§ Set problem: Below, locate the line that contains "Rebuild this chart". Repeat exactly from that line to the line that contains "mr_p = [96.0, 28.6, 13.9]", inclusive, leaving out the pictures.

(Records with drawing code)
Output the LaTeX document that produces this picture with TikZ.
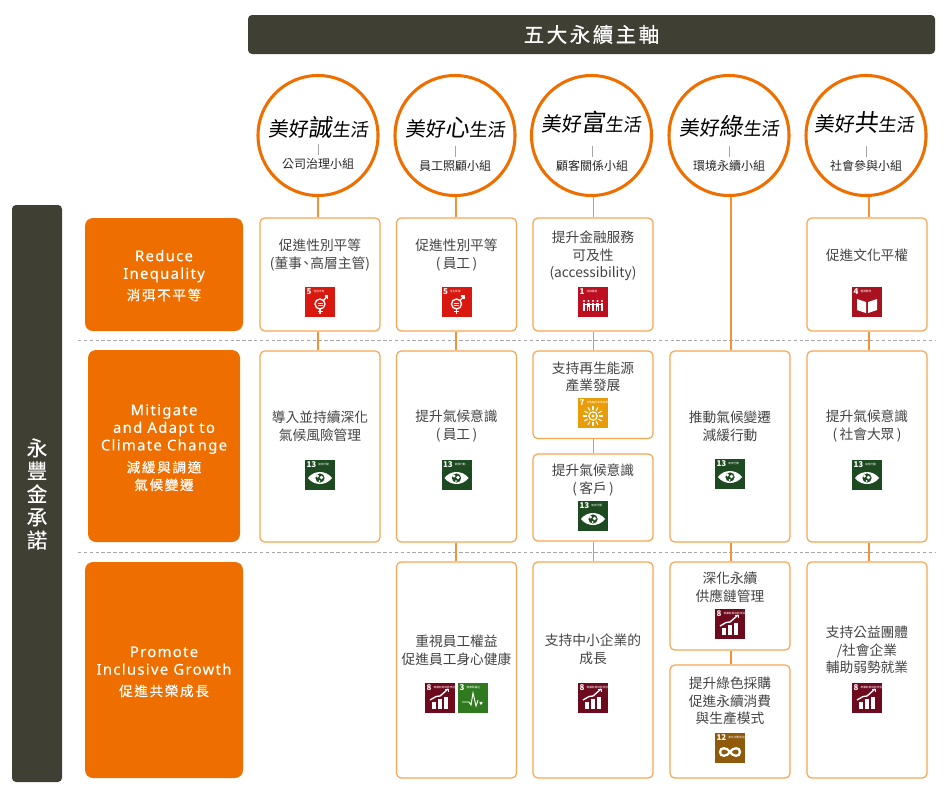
\documentclass[tikz,border=0pt]{standalone}
\usepackage{fontspec}
\setmainfont{Noto Sans CJK TC}
\newfontfamily\engfont[LetterSpace=9,FakeBold=0.35]{Noto Sans}
\newfontfamily\widefont[LetterSpace=12,FakeBold=0.35]{Noto Sans CJK TC}
\newfontfamily\brushfont[FakeSlant=0.12]{Noto Sans CJK TC}
\newfontfamily\pledgefont[FakeBold=0.4]{Noto Sans CJK TC}
\definecolor{barfill}{HTML}{403F33}
\definecolor{goalorange}{HTML}{EE6F00}
\definecolor{boxedge}{HTML}{F6A552}
\definecolor{linkedge}{HTML}{F39237}
\definecolor{bodytext}{HTML}{444444}
\definecolor{sdgred}{HTML}{D9190F}
\definecolor{sdgcrimson}{HTML}{BE0F20}
\definecolor{sdgbook}{HTML}{A8121F}
\definecolor{sdgyellow}{HTML}{E89C07}
\definecolor{sdgmaroon}{HTML}{6E0A1E}
\definecolor{sdggreen}{HTML}{2F7A1E}
\definecolor{sdgbrown}{HTML}{8F5A0C}
\definecolor{sdgforest}{HTML}{1E4A22}
\tikzset{
  barbox/.style={fill=barfill,rounded corners=3pt,inner sep=0pt,text=white},
  goalbox/.style={fill=goalorange,rounded corners=6pt,inner sep=0pt},
  boxsize/.style 2 args={minimum width=#1*0.75pt,minimum height=#2*0.75pt},
  itembox/.style={draw=boxedge,line width=0.9pt,fill=white,rounded corners=3.5pt,inner sep=0pt},
  itemtext/.style={text=bodytext,align=center,inner sep=0pt,yshift=-0.75pt,font=\fontsize{10.3}{13.2}\selectfont},
  linkline/.style={draw=linkedge,line width=0.9pt},
  rowline/.style={draw=gray!70,line width=0.6pt,dash pattern=on 2.6pt off 1.8pt},
  teamcircle/.style={circle,draw=goalorange,line width=2.3pt,fill=white,minimum size=90pt,inner sep=0pt},
  teamname/.style={inner sep=0pt,text=black!85,yshift=-0.75pt,font=\fontsize{9}{9}\selectfont},
  brushname/.style={inner sep=0pt,text=black},
  teamtick/.style={draw=gray!70,line width=0.5pt},
  goaleng/.style={text=white,align=center,inner sep=0pt,yshift=-1.2pt,font=\engfont\fontsize{11.1}{13.2}\selectfont},
  goalzh/.style={text=white,align=center,inner sep=0pt,font=\widefont\fontsize{10.2}{13.2}\selectfont},
  sdgsquare/.style={minimum size=22.5pt,inner sep=0pt},
  sdgnum/.style={text=white,inner sep=0pt,font=\bfseries\fontsize{6}{6}\selectfont},
  sdgcap/.style={text=white,inner sep=0pt,anchor=west,font=\fontsize{2}{2}\selectfont},
  glyph/.style={draw=white,line width=0.7pt},
  solidglyph/.style={fill=white}
}
% glyphs of the goal icons, drawn around the centre of the square
\newcommand{\glyphone}{
  \foreach \gx in {-9,-4.5,0,4.5,9} {
    \fill[solidglyph] (\gx,-1) circle [radius=1.2];
    \fill[solidglyph] (\gx-1.4,0.6) rectangle (\gx+1.4,5);
    \fill[solidglyph] (\gx-1.4,5) rectangle (\gx-0.4,8.5);
    \fill[solidglyph] (\gx+0.4,5) rectangle (\gx+1.4,8.5);
  }
  \draw[glyph,line width=0.4pt] (-10,2) -- (10,2);
}
\newcommand{\glyphthree}{
  \draw[glyph] (-11,4) -- (-4,4) -- (-2,7) -- (0,-5) -- (3,8) -- (5,2);
  \fill[solidglyph] (8,7) -- (5.5,3.5) arc [start angle=180,end angle=0,x radius=1.25,y radius=1.25] arc [start angle=180,end angle=0,x radius=1.25,y radius=1.25] -- cycle;
}
\newcommand{\glyphfour}{
  \fill[solidglyph] (-10,-3) -- (-1,0) -- (-1,11) -- (-10,8) -- cycle;
  \fill[solidglyph] (10,-3) -- (1,0) -- (1,11) -- (10,8) -- cycle;
}
\newcommand{\glyphfive}{
  \draw[glyph,line width=1pt] (0,2) circle [radius=5];
  \draw[glyph,line width=1pt] (3.5,-1.5) -- (7.5,-6);
  \draw[glyph,line width=0.8pt] (4.5,-6) -- (7.5,-6) -- (7.5,-3);
  \draw[glyph,line width=1pt] (0,7) -- (0,12) (-2.5,9.5) -- (2.5,9.5);
  \draw[glyph] (-2.5,1) -- (2.5,1) (-2.5,3) -- (2.5,3);
}
\newcommand{\glyphseven}{
  \draw[glyph,line width=0.9pt] (0,3) circle [radius=4.2];
  \fill[solidglyph] (0,3) circle [radius=1.6];
  \foreach \ga in {0,30,...,330} {
    \draw[glyph,line width=0.8pt] (\ga:6)++(0,3) -- ++(\ga:4);
  }
}
\newcommand{\glypheight}{
  \fill[solidglyph] (-8,4) rectangle (-4,11);
  \fill[solidglyph] (-2,1) rectangle (2,11);
  \fill[solidglyph] (4,-1) rectangle (8,11);
  \draw[glyph,line width=1pt] (-10,2) -- (-4,-1.5) -- (0,-2) -- (8,-9);
  \draw[glyph] (5,-9) -- (8,-9) -- (8,-6);
}
\newcommand{\glyphtwelve}{
  \draw[glyph,line width=1.7pt] (0,4) .. controls (-3,-1) and (-10,-1) .. (-10,4) .. controls (-10,9) and (-3,9) .. (0,4) .. controls (3,-1) and (10,-1) .. (10,4) .. controls (10,9) and (3,9) .. (0,4) -- cycle;
}
\newcommand{\glyphthirteen}{
  \fill[solidglyph] (-12,3) .. controls (-6,-5) and (6,-5) .. (12,3) .. controls (6,11) and (-6,11) .. (-12,3) -- cycle;
  \fill[sdgforest] (0,3) circle [radius=4.6];
  \fill[solidglyph] (-2.5,1) circle [radius=1.6];
  \fill[solidglyph] (1.5,2.5) circle [radius=1.8];
  \fill[solidglyph] (-0.5,6) circle [radius=1];
}
% name, x, y, colour, number, caption, glyph
\newcommand{\sdgicon}[7]{
  \node (#1) [sdgsquare,fill=#4] at (#2,#3) {};
  \node (#1num) [sdgnum,anchor=north west] at ([xshift=1.2pt,yshift=-1pt]#1.north west) {#5};
  \node (#1cap) [sdgcap] at ([xshift=1.2pt]#1num.east) {#6};
  \begin{scope}[shift={(#2,#3)}]
    #7
  \end{scope}
}
\newcommand{\brush}[1]{\brushfont\fontsize{15}{15}\selectfont 美好{\fontsize{18}{18}\selectfont #1}{\fontsize{13.5}{13.5}\selectfont 生活}}
\begin{document}
\begin{tikzpicture}[x=0.75pt,y=-0.75pt]
  \useasboundingbox (0,0) rectangle (944,803);
  % bars
  \node (pillars) [barbox,boxsize={687}{39},font=\widefont\fontsize{15.4}{15.4}\selectfont] at (591.5,34.5) {五大永續主軸};
  \node (pledge) [barbox,boxsize={50}{577}] at (37,493.5) {};
  \node (pledgetext) [text=white,align=center,inner sep=0pt,font=\pledgefont\fontsize{15.5}{17.3}\selectfont] at (37,494) {永\\豐\\金\\承\\諾};
  % row lines and spines
  \coordinate (rowa) at (78,340.5);
  \coordinate (rowb) at (78,552);
  \draw[rowline] (rowa) -- (935,340.5);
  \draw[rowline] (rowb) -- (935,552);
  \coordinate (spine1) at (318,0);
  \coordinate (spine2) at (456,0);
  \coordinate (spine3) at (593.5,0);
  \coordinate (spine4) at (731,0);
  \coordinate (spine5) at (869,0);
  % teams
  \node (circ1) [teamcircle] at (318,135.5) {};
  \node (circ2) [teamcircle] at (455,135.5) {};
  \node (circ3) [teamcircle] at (591.5,135.5) {};
  \node (circ4) [teamcircle] at (729,135.5) {};
  \node (circ5) [teamcircle] at (866,135.5) {};
  \node (brush1) [brushname] at (318,127) {\brush{誠}};
  \node (brush2) [brushname] at (455,128) {\brush{心}};
  \node (brush3) [brushname] at (591.5,122) {\brush{富}};
  \node (brush4) [brushname] at (729,126) {\brush{綠}};
  \node (brush5) [brushname] at (864,122) {\brush{共}};
  \node (team1) [teamname] at (318,163) {公司治理小組};
  \node (team2) [teamname] at (455,165) {員工照顧小組};
  \node (team3) [teamname] at (592,165) {顧客關係小組};
  \node (team4) [teamname] at (729,165) {環境永續小組};
  \node (team5) [teamname] at (866,165) {社會參與小組};
  \foreach \n in {1,2,3,4,5} {
    \draw[teamtick] (team\n.north) ++(0,-3) -- ++(0,-11);
  }
  % goals
  \node (goala) [goalbox,boxsize={158}{113}] at (164,274.5) {};
  \node (goalb) [goalbox,boxsize={152}{192}] at (164,446) {};
  \node (goalc) [goalbox,boxsize={158}{216}] at (164,670) {};
  \node (goalaeng) [goaleng] at (164,264.5) {Reduce\\Inequality};
  \node (goalazh) [goalzh] at (164,295) {消弭不平等};
  \node (goalbeng) [goaleng] at (164,427.5) {Mitigate\\and Adapt to\\Climate Change};
  \node (goalbzh) [goalzh] at (164,476) {減緩與調適\\氣候變遷};
  \node (goalceng) [goaleng] at (164,659) {Promote\\Inclusive Growth};
  \node (goalczh) [goalzh] at (164,691) {促進共榮成長};
  % item boxes
  \node (c1r1) [itembox,boxsize={120}{113}] at (320,274.5) {};
  \node (c2r1) [itembox,boxsize={120}{113}] at (456.5,274.5) {};
  \node (c3r1) [itembox,boxsize={120}{113}] at (593,274.5) {};
  \node (c5r1) [itembox,boxsize={120}{113}] at (867,274.5) {};
  \node (c1r2) [itembox,boxsize={120}{191}] at (320,446.5) {};
  \node (c2r2) [itembox,boxsize={120}{191}] at (456.5,446.5) {};
  \node (c3r2a) [itembox,boxsize={120}{87.5}] at (593,394.75) {};
  \node (c3r2b) [itembox,boxsize={120}{87}] at (593,497.5) {};
  \node (c4r2) [itembox,boxsize={120}{191}] at (730,446.5) {};
  \node (c5r2) [itembox,boxsize={120}{191}] at (867,446.5) {};
  \node (c2r3) [itembox,boxsize={120}{216}] at (456.5,670) {};
  \node (c3r3) [itembox,boxsize={120}{216}] at (593,670) {};
  \node (c4r3a) [itembox,boxsize={120}{88}] at (730,606) {};
  \node (c4r3b) [itembox,boxsize={120}{113}] at (730,721.5) {};
  \node (c5r3) [itembox,boxsize={120}{216}] at (867,670) {};
  % connectors
  \foreach \sp/\from/\to in {spine1/circ1/c1r1,spine1/c1r1/c1r2,
      spine2/circ2/c2r1,spine2/c2r1/c2r2,spine2/c2r2/c2r3,
      spine3/circ3/c3r1,spine3/c3r1/c3r2a,spine3/c3r2a/c3r2b,spine3/c3r2b/c3r3,
      spine4/circ4/c4r2,spine4/c4r2/c4r3a,spine4/c4r3a/c4r3b,
      spine5/circ5/c5r1,spine5/c5r1/c5r2,spine5/c5r2/c5r3} {
    \draw[linkline] (\sp |- \from.south) -- (\sp |- \to.north);
  }
  % item texts
  \node (t1a) [itemtext] at (320,254) {促進性別平等\\(董事\kern-2pt、\kern-2pt 高層主管)};
  \node (t2a) [itemtext] at (456.5,254) {促進性別平等\\(\,員工\,)};
  \node (t3a) [itemtext,yshift=-0.75pt] at (593,254) {提升金融服務\\可及性\\(accessibility)};
  \node (t5a) [itemtext] at (867,254) {促進文化平權};
  \node (t1b) [itemtext] at (320,425) {導入並持續深化\\氣候風險管理};
  \node (t2b) [itemtext] at (456.5,425) {提升氣候意識\\(\,員工\,)};
  \node (t3b) [itemtext] at (593,376) {支持再生能源\\產業發展};
  \node (t3c) [itemtext] at (593,479) {提升氣候意識\\(\,客戶\,)};
  \node (t4b) [itemtext] at (730,425) {推動氣候變遷\\減緩行動};
  \node (t5b) [itemtext] at (867,425) {提升氣候意識\\(\,社會大眾\,)};
  \node (t2d) [itemtext] at (456.5,649) {重視員工權益\\促進員工身心健康};
  \node (t3d) [itemtext] at (593,648.5) {支持中小企業的\\成長};
  \node (t4d) [itemtext] at (730,586) {深化永續\\供應鏈管理};
  \node (t4e) [itemtext] at (730,700) {提升綠色採購\\促進永續消費\\與生產模式};
  \node (t5d) [itemtext] at (867,649) {支持公益團體\\/社會企業\\輔助弱勢就業};
  % goal icons
  \sdgicon{ia}{320}{302}{sdgred}{5}{性別平等}{\glyphfive}
  \sdgicon{ib}{456.5}{302}{sdgred}{5}{性別平等}{\glyphfive}
  \sdgicon{ic}{593}{302}{sdgcrimson}{1}{消除貧窮}{\glyphone}
  \sdgicon{id}{867}{302}{sdgbook}{4}{優質教育}{\glyphfour}
  \sdgicon{ie}{320}{475}{sdgforest}{13}{氣候行動}{\glyphthirteen}
  \sdgicon{if}{456.5}{475}{sdgforest}{13}{氣候行動}{\glyphthirteen}
  \sdgicon{ig}{593}{413}{sdgyellow}{7}{可負擔的潔淨能源}{\glyphseven}
  \sdgicon{ih}{593}{516}{sdgforest}{13}{氣候行動}{\glyphthirteen}
  \sdgicon{ii}{730}{474}{sdgforest}{13}{氣候行動}{\glyphthirteen}
  \sdgicon{ij}{867}{475}{sdgforest}{13}{氣候行動}{\glyphthirteen}
  \sdgicon{ik}{440}{698}{sdgmaroon}{8}{尊嚴就業與經濟發展}{\glypheight}
  \sdgicon{il}{473}{698}{sdggreen}{3}{健康與福祉}{\glyphthree}
  \sdgicon{im}{593}{698}{sdgmaroon}{8}{尊嚴就業與經濟發展}{\glypheight}
  \sdgicon{in}{730}{624}{sdgmaroon}{8}{尊嚴就業與經濟發展}{\glypheight}
  \sdgicon{io}{730}{748}{sdgbrown}{12}{責任消費與生產}{\glyphtwelve}
  \sdgicon{ip}{867}{698}{sdgmaroon}{8}{尊嚴就業與經濟發展}{\glypheight}
\end{tikzpicture}
\end{document}
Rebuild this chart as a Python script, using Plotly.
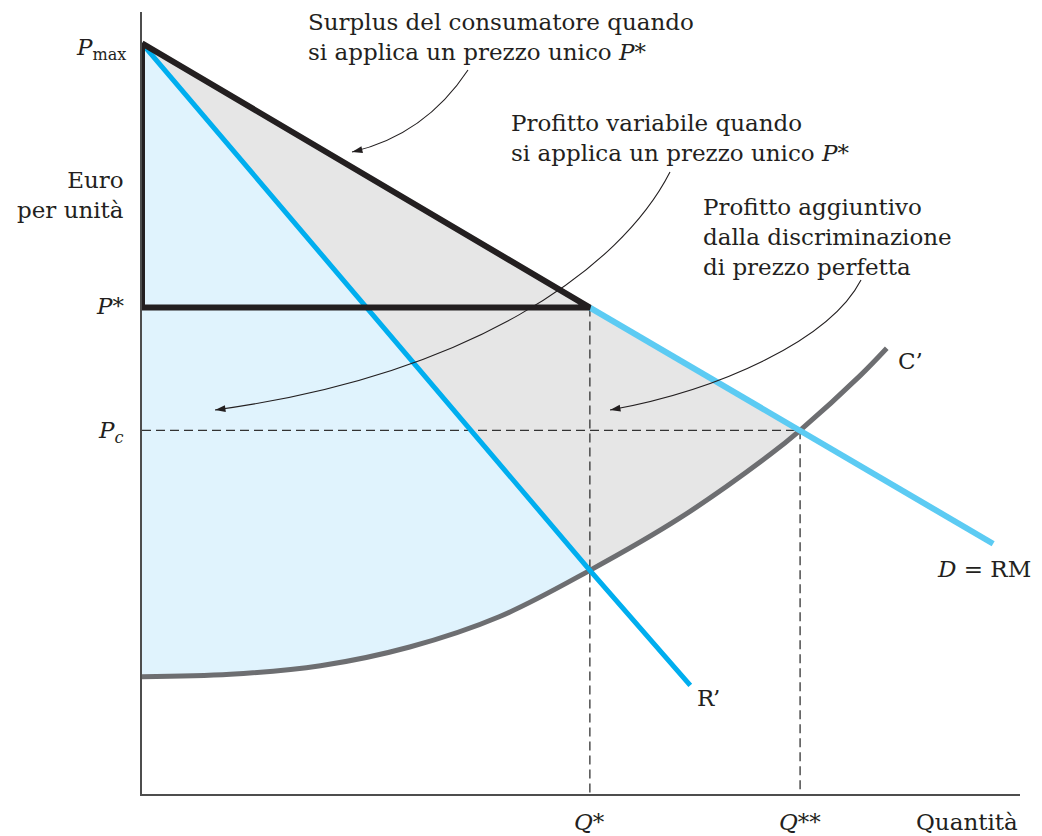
import math
import plotly.graph_objects as go

# ---------------- data ----------------
p_max = 96.0
p_star = 62.2
p_c = 46.5
q_star = 52.2
q_2star = 76.7

demand_q = [0.0, 52.2, 76.7, 99.2]
demand_p = [96.0, 62.2, 46.5, 32.0]

mr_q = [0.0, 52.2, 63.9]
mr_p = [96.0, 28.6, 13.9]

mc_q = [0.0, 10.3, 20.8, 31.2, 41.7, 52.2, 62.7, 73.2, 76.7, 83.7, 86.8]
mc_p = [15.0, 15.3, 16.4, 18.8, 22.7, 28.6, 35.3, 43.4, 46.5, 53.5, 57.0]

# ---------------- styling ----------------
FONT = "DejaVu Serif"
TXT = "#231f20"
BLACK = "#231f20"
BLUE = "#00aeef"
LIGHTBLUE = "#5ccbf3"
MCGREY = "#6d6e71"
FILL_GREY = "#e6e6e6"
FILL_BLUE = "#e0f3fd"

# pixel -> data helpers (for annotation placement only)
X0, XS, Y0, YS = 142, 8.58, 794, 7.82
def dx(px):
    return (px - X0) / XS
def dy(py):
    return (Y0 - py) / YS

fig = go.Figure()

# grey region: between demand and MC from 0 to Q**
iq2 = mc_q.index(q_2star)
grey_x = [demand_q[0], demand_q[2]] + mc_q[:iq2 + 1][::-1]
grey_y = [demand_p[0], demand_p[2]] + mc_p[:iq2 + 1][::-1]
fig.add_trace(go.Scatter(x=grey_x, y=grey_y, fill="toself", fillcolor=FILL_GREY,
                         line=dict(width=0), mode="lines", hoverinfo="skip"))

# light blue region: between MR and MC from 0 to Q*
iq1 = mc_q.index(q_star)
blue_x = [mr_q[0], mr_q[1]] + mc_q[:iq1 + 1][::-1]
blue_y = [mr_p[0], mr_p[1]] + mc_p[:iq1 + 1][::-1]
fig.add_trace(go.Scatter(x=blue_x, y=blue_y, fill="toself", fillcolor=FILL_BLUE,
                         line=dict(width=0), mode="lines", hoverinfo="skip"))

# dashed guides
dash_style = dict(color="#333333", width=1.3, dash="9px,5px")
fig.add_trace(go.Scatter(x=[0, q_2star], y=[p_c, p_c], mode="lines", line=dash_style))
fig.add_trace(go.Scatter(x=[q_star, q_star], y=[p_star, 0], mode="lines", line=dash_style))
fig.add_trace(go.Scatter(x=[q_2star, q_2star], y=[p_c, 0], mode="lines", line=dash_style))

# MC curve
fig.add_trace(go.Scatter(x=mc_q, y=mc_p, mode="lines",
                         line=dict(color=MCGREY, width=5, shape="spline", smoothing=1.0)))

# MR line
fig.add_trace(go.Scatter(x=mr_q, y=mr_p, mode="lines", line=dict(color=BLUE, width=5)))

# demand beyond P*
fig.add_trace(go.Scatter(x=demand_q[1:], y=demand_p[1:], mode="lines",
                         line=dict(color=LIGHTBLUE, width=6)))

# consumer surplus triangle outline
fig.add_trace(go.Scatter(x=[0, q_star, 0, 0], y=[p_max, p_star, p_star, p_max], mode="lines",
                         line=dict(color=BLACK, width=6)))

# ---------------- curved arrows ----------------
paths = [
    ((468, 70), (425, 135), None, (352, 152)),
    ((670, 172), (620, 270), (470, 375), (215, 410)),
    ((861, 280), (830, 340), (720, 390), (610, 410)),
]
shapes = []
head_x, head_y, head_ang = [], [], []
for start, c1, c2, tip in paths:
    if c2 is None:
        path = (f"M {dx(start[0])},{dy(start[1])} Q {dx(c1[0])},{dy(c1[1])} "
                f"{dx(tip[0])},{dy(tip[1])}")
        prev = c1
    else:
        path = (f"M {dx(start[0])},{dy(start[1])} C {dx(c1[0])},{dy(c1[1])} "
                f"{dx(c2[0])},{dy(c2[1])} {dx(tip[0])},{dy(tip[1])}")
        prev = c2
    shapes.append(dict(type="path", path=path, xref="x", yref="y", layer="above",
                       line=dict(color=TXT, width=1.1)))
    vx, vy = tip[0] - prev[0], tip[1] - prev[1]
    head_x.append(dx(tip[0]))
    head_y.append(dy(tip[1]))
    head_ang.append(math.degrees(math.atan2(vx, -vy)))

fig.add_trace(go.Scatter(x=head_x, y=head_y, mode="markers", hoverinfo="skip",
                         marker=dict(symbol="arrow", size=11, angle=head_ang, color=TXT,
                                     line=dict(width=0))))

# ---------------- text ----------------
annotations = []
big = dict(family=FONT, size=23, color=TXT)
blocks = [
    ("Surplus del consumatore quando<br>si applica un prezzo unico <i>P*</i>", 306, 37, "left"),
    ("Profitto variabile quando<br>si applica un prezzo unico <i>P*</i>", 509, 138, "left"),
    ("Profitto aggiuntivo<br>dalla discriminazione<br>di prezzo perfetta", 701, 237, "left"),
]
for txt, px, py, al in blocks:
    annotations.append(dict(x=dx(px), y=dy(py), xref="x", yref="y", text=txt, showarrow=False,
                            xanchor="left", yanchor="middle", align=al, font=big))
annotations.append(dict(x=0, y=dy(195), xref="x", yref="y", text="Euro<br>per unità",
                        showarrow=False, xanchor="right", yanchor="middle", align="right",
                        xshift=-16, font=big))

lab = dict(family=FONT, size=23, color=TXT)
# price labels on the y axis
annotations.append(dict(x=0, y=p_max, xref="x", yref="y", text="<i>P</i><sub>max</sub>",
                        showarrow=False, xanchor="right", yanchor="middle", xshift=-14,
                        yshift=-6, font=lab))
annotations.append(dict(x=0, y=p_star, xref="x", yref="y", text="<i>P*</i>",
                        showarrow=False, xanchor="right", yanchor="middle", xshift=-16,
                        yshift=2, font=lab))
annotations.append(dict(x=0, y=p_c, xref="x", yref="y", text="<i>P<sub>c</sub></i>",
                        showarrow=False, xanchor="right", yanchor="middle", xshift=-16,
                        yshift=-2, font=lab))
# quantity labels on the x axis
annotations.append(dict(x=q_star, y=0, xref="x", yref="y", text="<i>Q*</i>",
                        showarrow=False, xanchor="center", yanchor="middle", yshift=-28, font=lab))
annotations.append(dict(x=q_2star, y=0, xref="x", yref="y", text="<i>Q**</i>",
                        showarrow=False, xanchor="center", yanchor="middle", yshift=-28, font=lab))
annotations.append(dict(x=1.0, y=0, xref="paper", yref="y", text="Quantità",
                        showarrow=False, xanchor="right", yanchor="middle", yshift=-28, font=lab))
# curve labels
annotations.append(dict(x=mc_q[-1], y=mc_p[-1], xref="x", yref="y", text="C’",
                        showarrow=False, xanchor="left", yanchor="middle", xshift=9,
                        yshift=-13, font=lab))
annotations.append(dict(x=demand_q[-1], y=demand_p[-1], xref="x", yref="y",
                        text="<i>D</i> = RM", showarrow=False, xanchor="right",
                        yanchor="middle", xshift=40, yshift=-25, font=lab))
annotations.append(dict(x=mr_q[-1], y=mr_p[-1], xref="x", yref="y", text="R’",
                        showarrow=False, xanchor="left", yanchor="middle", xshift=5,
                        yshift=-13, font=lab))

fig.update_layout(
    width=1042, height=836,
    margin=dict(l=142, r=22, t=12, b=42),
    paper_bgcolor="white", plot_bgcolor="white",
    showlegend=False,
    shapes=shapes,
    annotations=annotations,
    xaxis=dict(range=[0, (1020 - X0) / XS], showgrid=False, zeroline=False, showticklabels=False,
               ticks="", showline=True, linecolor="#4d4d4d", linewidth=1.5, fixedrange=True),
    yaxis=dict(range=[0, (Y0 - 12) / YS], showgrid=False, zeroline=False, showticklabels=False,
               ticks="", showline=True, linecolor="#4d4d4d", linewidth=1.5, fixedrange=True),
)

fig.write_html("out.html", config={"displayModeBar": False},
               post_script="document.body.style.margin='0px';")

§ The response:
Rebuild this chart as a Python script, using Plotly.
import math
import plotly.graph_objects as go

# ---------------- data ----------------
p_max = 96.0
p_star = 62.2
p_c = 46.5
q_star = 52.2
q_2star = 76.7

demand_q = [0.0, 52.2, 76.7, 99.2]
demand_p = [96.0, 62.2, 46.5, 32.0]

mr_q = [0.0, 52.2, 63.9]
mr_p = [96.0, 28.6, 13.9]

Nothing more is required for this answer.